Whenever shit pops off, Baxley and his stunt team don’t chump out, they go the extra couple miles, especially in the fiery explosion department. In this world everything explodes. Mafia rivals don’t do drive by shootings, they toss grenades. During a high speed chase Ice turns around and fires a machine gun at a random patrol car behind him. We first see bloody squibs go off on the officer’s chest, then the car explodes. Stone causes a truck full of $1 million worth of drugs to crash, and it explodes. He causes Ice to crash into a car, and that explodes. But enough of the body survives for the gang to prop him up on his bike for a viking funeral. Hell, the whole movie is a viking funeral to the over-the-top action movies of the ’80s.
Although it came out in 1991, STONE COLD kinda feels like the culmination of the great traditions of the previous decade, before we moved into the era of slicker, more expensive studio-made ones like TERMINATOR 2: JUDGMENT DAY, UNDER SIEGE and IN THE LINE OF FIRE. You have your star who, like Schwarzenegger, Van Damme, Seagal and Norris came out of sports before movies, and who leads with his persona and physical presence more than his acting prowess. You have your over-the-top evil villains who rarely stop coming up with wicked things to do: randomly shoot a priest during a baptism, hand deliver a gift-wrapped motorcycle – with a head inside – to rivals dining at a fancy restaurant, mangle a loyal follower’s hand in a spinning motorcycle wheel for briefly questioning a murder. You have your comic relief sidekick (RAISING ARIZONA’s Sam McMurray in a pretty unobtrusive role as a germophobic FBI agent). There’s even a COBRA style opening (hero casually foils maniacs robbing a grocery store) and a DIE HARD style ending (gun-shy nerd partner saves the day when villain unexpectedly pops up to attack again).
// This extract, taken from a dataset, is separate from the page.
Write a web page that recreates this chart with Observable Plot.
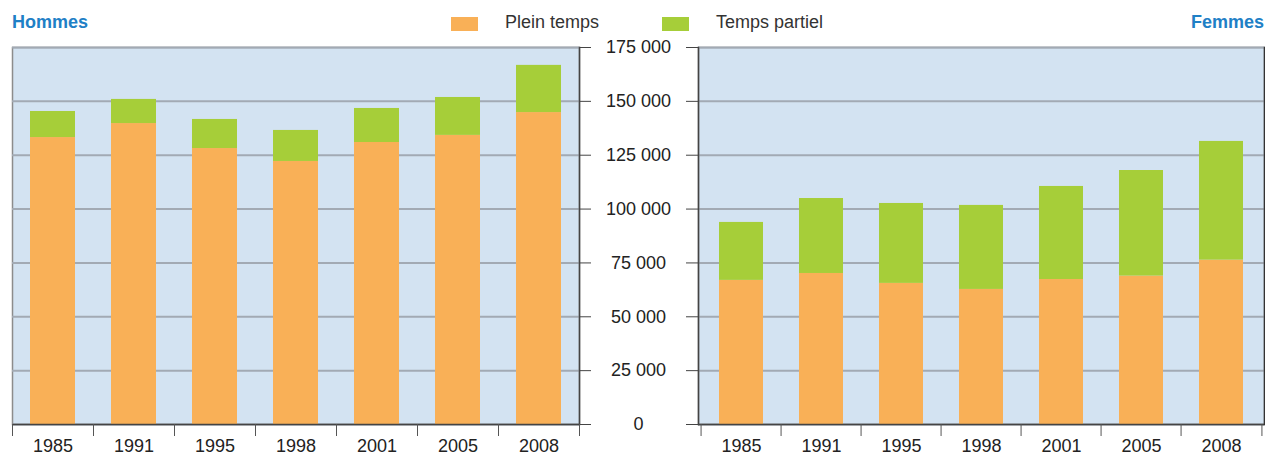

But also it subtly subverts the formula. At the end the bad guy is dead, but only after a successful terrorist attack in which he assassinates the district attorney/gubernatorial candidate and Supreme Court justices while disguised as a priest. The witness/love interest is dead too, and it’s unclear if the biker/mafia alliance has even been stopped. The credits roll out over one long shot of Stone, scraped, bloody and dazed, walking away from the Capitol as a swarm of police and reporters scramble to figure out what the hell just happened here. Only the electric guitars on the soundtrack suggest a victory.
Well, that and the hair. Maybe he fucked up this time, but it’s clear that The Boz is walking out of there with his awesomeness intact. Long live The Boz.